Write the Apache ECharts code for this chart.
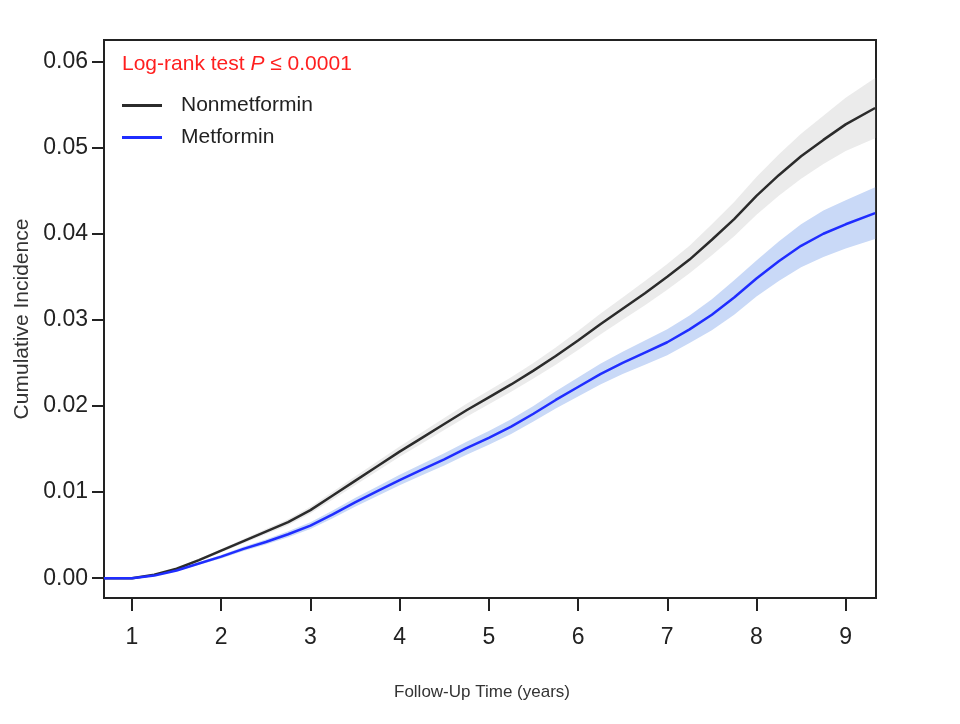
<!DOCTYPE html>
<html>
<head>
<meta charset="utf-8">
<script src="https://cdn.jsdelivr.net/npm/echarts@6/dist/echarts.min.js"></script>
<style>html,body{margin:0;padding:0;background:#fff}#c{width:960px;height:724px}</style>
</head>
<body>
<div id="c"></div>
<script>
// Follow-up time grid (years)
const years = [0.686,1.0,1.25,1.5,1.75,2.0,2.25,2.5,2.75,3.0,3.25,3.5,3.75,4.0,4.25,4.5,4.75,5.0,5.25,5.5,5.75,6.0,6.25,6.5,6.75,7.0,7.25,7.5,7.75,8.0,8.25,8.5,8.75,9.0,9.33];
// Cumulative incidence, Nonmetformin
const nonMetformin = [0,0,0.0004,0.0011,0.0021,0.0032,0.0043,0.0054,0.0065,0.0079,0.0096,0.0113,0.0130,0.0147,0.0163,0.0179,0.0195,0.0210,0.0225,0.0241,0.0258,0.0276,0.0295,0.0313,0.0331,0.0350,0.0370,0.0393,0.0417,0.0444,0.0468,0.0490,0.0509,0.0527,0.0546];
// Cumulative incidence, Metformin
const metformin = [0,0,0.0003,0.0009,0.0017,0.0025,0.0034,0.0042,0.0051,0.0061,0.0074,0.0088,0.0101,0.0114,0.0126,0.0138,0.0151,0.0163,0.0176,0.0191,0.0207,0.0222,0.0237,0.0250,0.0262,0.0274,0.0289,0.0306,0.0326,0.0348,0.0368,0.0386,0.0400,0.0411,0.0424];
// Confidence band half-widths
const nonMetforminCI = [0,0,0.00005,0.0001,0.00015,0.0002,0.00025,0.0003,0.00035,0.0004,0.00045,0.0005,0.00055,0.0006,0.00065,0.0007,0.00075,0.0008,0.00085,0.0009,0.001,0.0011,0.0012,0.0013,0.0014,0.0015,0.0016,0.0018,0.002,0.0022,0.0024,0.0026,0.0028,0.0031,0.0035];
const metforminCI = [0,0,0.00005,0.0001,0.00015,0.0002,0.00025,0.0003,0.00035,0.0004,0.00045,0.0005,0.00055,0.0006,0.00065,0.0007,0.00075,0.0008,0.00085,0.0009,0.001,0.0011,0.0012,0.0013,0.0014,0.0015,0.0016,0.0018,0.002,0.0021,0.0023,0.0025,0.0027,0.0028,0.003];
// Tick values
const xTicks = [1,2,3,4,5,6,7,8,9];
const yTicks = [0,0.01,0.02,0.03,0.04,0.05,0.06];

const pairs = (ys) => years.map((x, i) => [x, ys[i]]);

function bandSeries(name, ys, ci, color, z) {
  return {
    name: name, type: 'custom', coordinateSystem: 'cartesian2d', silent: true, z: z, clip: true,
    data: [[years[0], ys[0]]],
    renderItem: function (params, api) {
      const pts = [];
      for (let i = 0; i < years.length; i++) pts.push(api.coord([years[i], ys[i] + ci[i]]));
      for (let i = years.length - 1; i >= 0; i--) pts.push(api.coord([years[i], ys[i] - ci[i]]));
      return {type: 'polygon', shape: {points: pts}, style: {fill: color, stroke: null}};
    }
  };
}

const chart = echarts.init(document.getElementById('c'), null, {renderer: 'canvas'});
const font = 'Liberation Sans, Arial, Helvetica, sans-serif';
chart.setOption({
  animation: false,
  backgroundColor: '#fff',
  title: {
    left: 117, top: 49,
    text: '{a|Log-rank test }{i|P}{a| ≤ 0.0001}',
    textStyle: {
      rich: {
        a: {color: '#ff1f1f', fontSize: 21, fontFamily: font, fontWeight: 'normal'},
        i: {color: '#ff1f1f', fontSize: 21, fontFamily: font, fontStyle: 'italic', fontWeight: 'normal'}
      }
    }
  },
  legend: {
    left: 117, top: 90, orient: 'vertical', itemGap: 11,
    itemWidth: 40, itemHeight: 3,
    data: [{name: 'Nonmetformin', icon: 'rect'}, {name: 'Metformin', icon: 'rect'}],
    textStyle: {fontSize: 21, color: '#222', fontFamily: font, padding: [0, 0, 0, 14]}
  },
  grid: {left: 104, right: 84, top: 40, bottom: 126, show: true, borderColor: '#222', borderWidth: 2, backgroundColor: 'transparent'},
  xAxis: {
    type: 'value', min: 0.686, max: 9.34,
    name: 'Follow-Up Time (years)', nameLocation: 'middle', nameGap: 86,
    nameTextStyle: {fontSize: 17, color: '#333', fontFamily: font, padding: [0, 16, 0, 0]},
    axisLine: {show: true, onZero: false, lineStyle: {color: '#222', width: 2}},
    axisTick: {show: true, length: 13, lineStyle: {color: '#222', width: 2}, customValues: xTicks},
    axisLabel: {fontSize: 23, color: '#222', margin: 28, fontFamily: font, customValues: xTicks},
    splitLine: {show: false}
  },
  yAxis: {
    type: 'value', min: -0.0023, max: 0.0625,
    name: 'Cumulative Incidence', nameLocation: 'middle', nameGap: 61, nameRotate: 90,
    nameTextStyle: {fontSize: 21, color: '#333', fontFamily: font},
    axisLine: {show: true, onZero: false, lineStyle: {color: '#222', width: 2}},
    axisTick: {show: true, length: 12, lineStyle: {color: '#222', width: 2}, customValues: yTicks},
    axisLabel: {fontSize: 23, color: '#222', margin: 16, fontFamily: font, customValues: yTicks,
      formatter: (v) => v.toFixed(2)},
    splitLine: {show: false}
  },
  series: [
    bandSeries('nmBand', nonMetformin, nonMetforminCI, '#ebebeb', 1),
    bandSeries('mBand', metformin, metforminCI, '#c9d9f7', 2),
    {name: 'Nonmetformin', type: 'line', data: pairs(nonMetformin), symbol: 'none', color: '#2b2b2b', lineStyle: {color: '#2b2b2b', width: 2.5}, z: 5},
    {name: 'Metformin', type: 'line', data: pairs(metformin), symbol: 'none', color: '#1f2dff', lineStyle: {color: '#1f2dff', width: 2.5}, z: 5}
  ]
});
</script>
</body>
</html>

● EXERCISE DETAILS
The listing above must be printed again exactly, minus its pictures.

● FINISHED TASK
Write the Apache ECharts code for this chart.
<!DOCTYPE html>
<html>
<head>
<meta charset="utf-8">
<script src="https://cdn.jsdelivr.net/npm/echarts@6/dist/echarts.min.js"></script>
<style>html,body{margin:0;padding:0;background:#fff}#c{width:960px;height:724px}</style>
</head>
<body>
<div id="c"></div>
<script>
// Follow-up time grid (years)
const years = [0.686,1.0,1.25,1.5,1.75,2.0,2.25,2.5,2.75,3.0,3.25,3.5,3.75,4.0,4.25,4.5,4.75,5.0,5.25,5.5,5.75,6.0,6.25,6.5,6.75,7.0,7.25,7.5,7.75,8.0,8.25,8.5,8.75,9.0,9.33];
// Cumulative incidence, Nonmetformin
const nonMetformin = [0,0,0.0004,0.0011,0.0021,0.0032,0.0043,0.0054,0.0065,0.0079,0.0096,0.0113,0.0130,0.0147,0.0163,0.0179,0.0195,0.0210,0.0225,0.0241,0.0258,0.0276,0.0295,0.0313,0.0331,0.0350,0.0370,0.0393,0.0417,0.0444,0.0468,0.0490,0.0509,0.0527,0.0546];
// Cumulative incidence, Metformin
const metformin = [0,0,0.0003,0.0009,0.0017,0.0025,0.0034,0.0042,0.0051,0.0061,0.0074,0.0088,0.0101,0.0114,0.0126,0.0138,0.0151,0.0163,0.0176,0.0191,0.0207,0.0222,0.0237,0.0250,0.0262,0.0274,0.0289,0.0306,0.0326,0.0348,0.0368,0.0386,0.0400,0.0411,0.0424];
// Confidence band half-widths
const nonMetforminCI = [0,0,0.00005,0.0001,0.00015,0.0002,0.00025,0.0003,0.00035,0.0004,0.00045,0.0005,0.00055,0.0006,0.00065,0.0007,0.00075,0.0008,0.00085,0.0009,0.001,0.0011,0.0012,0.0013,0.0014,0.0015,0.0016,0.0018,0.002,0.0022,0.0024,0.0026,0.0028,0.0031,0.0035];
const metforminCI = [0,0,0.00005,0.0001,0.00015,0.0002,0.00025,0.0003,0.00035,0.0004,0.00045,0.0005,0.00055,0.0006,0.00065,0.0007,0.00075,0.0008,0.00085,0.0009,0.001,0.0011,0.0012,0.0013,0.0014,0.0015,0.0016,0.0018,0.002,0.0021,0.0023,0.0025,0.0027,0.0028,0.003];
// Tick values
const xTicks = [1,2,3,4,5,6,7,8,9];
const yTicks = [0,0.01,0.02,0.03,0.04,0.05,0.06];

const pairs = (ys) => years.map((x, i) => [x, ys[i]]);

function bandSeries(name, ys, ci, color, z) {
  return {
    name: name, type: 'custom', coordinateSystem: 'cartesian2d', silent: true, z: z, clip: true,
    data: [[years[0], ys[0]]],
    renderItem: function (params, api) {
      const pts = [];
      for (let i = 0; i < years.length; i++) pts.push(api.coord([years[i], ys[i] + ci[i]]));
      for (let i = years.length - 1; i >= 0; i--) pts.push(api.coord([years[i], ys[i] - ci[i]]));
      return {type: 'polygon', shape: {points: pts}, style: {fill: color, stroke: null}};
    }
  };
}

const chart = echarts.init(document.getElementById('c'), null, {renderer: 'canvas'});
const font = 'Liberation Sans, Arial, Helvetica, sans-serif';
chart.setOption({
  animation: false,
  backgroundColor: '#fff',
  title: {
    left: 117, top: 49,
    text: '{a|Log-rank test }{i|P}{a| ≤ 0.0001}',
    textStyle: {
      rich: {
        a: {color: '#ff1f1f', fontSize: 21, fontFamily: font, fontWeight: 'normal'},
        i: {color: '#ff1f1f', fontSize: 21, fontFamily: font, fontStyle: 'italic', fontWeight: 'normal'}
      }
    }
  },
  legend: {
    left: 117, top: 90, orient: 'vertical', itemGap: 11,
    itemWidth: 40, itemHeight: 3,
    data: [{name: 'Nonmetformin', icon: 'rect'}, {name: 'Metformin', icon: 'rect'}],
    textStyle: {fontSize: 21, color: '#222', fontFamily: font, padding: [0, 0, 0, 14]}
  },
  grid: {left: 104, right: 84, top: 40, bottom: 126, show: true, borderColor: '#222', borderWidth: 2, backgroundColor: 'transparent'},
  xAxis: {
    type: 'value', min: 0.686, max: 9.34,
    name: 'Follow-Up Time (years)', nameLocation: 'middle', nameGap: 86,
    nameTextStyle: {fontSize: 17, color: '#333', fontFamily: font, padding: [0, 16, 0, 0]},
    axisLine: {show: true, onZero: false, lineStyle: {color: '#222', width: 2}},
    axisTick: {show: true, length: 13, lineStyle: {color: '#222', width: 2}, customValues: xTicks},
    axisLabel: {fontSize: 23, color: '#222', margin: 28, fontFamily: font, customValues: xTicks},
    splitLine: {show: false}
  },
  yAxis: {
    type: 'value', min: -0.0023, max: 0.0625,
    name: 'Cumulative Incidence', nameLocation: 'middle', nameGap: 61, nameRotate: 90,
    nameTextStyle: {fontSize: 21, color: '#333', fontFamily: font},
    axisLine: {show: true, onZero: false, lineStyle: {color: '#222', width: 2}},
    axisTick: {show: true, length: 12, lineStyle: {color: '#222', width: 2}, customValues: yTicks},
    axisLabel: {fontSize: 23, color: '#222', margin: 16, fontFamily: font, customValues: yTicks,
      formatter: (v) => v.toFixed(2)},
    splitLine: {show: false}
  },
  series: [
    bandSeries('nmBand', nonMetformin, nonMetforminCI, '#ebebeb', 1),
    bandSeries('mBand', metformin, metforminCI, '#c9d9f7', 2),
    {name: 'Nonmetformin', type: 'line', data: pairs(nonMetformin), symbol: 'none', color: '#2b2b2b', lineStyle: {color: '#2b2b2b', width: 2.5}, z: 5},
    {name: 'Metformin', type: 'line', data: pairs(metformin), symbol: 'none', color: '#1f2dff', lineStyle: {color: '#1f2dff', width: 2.5}, z: 5}
  ]
});
</script>
</body>
</html>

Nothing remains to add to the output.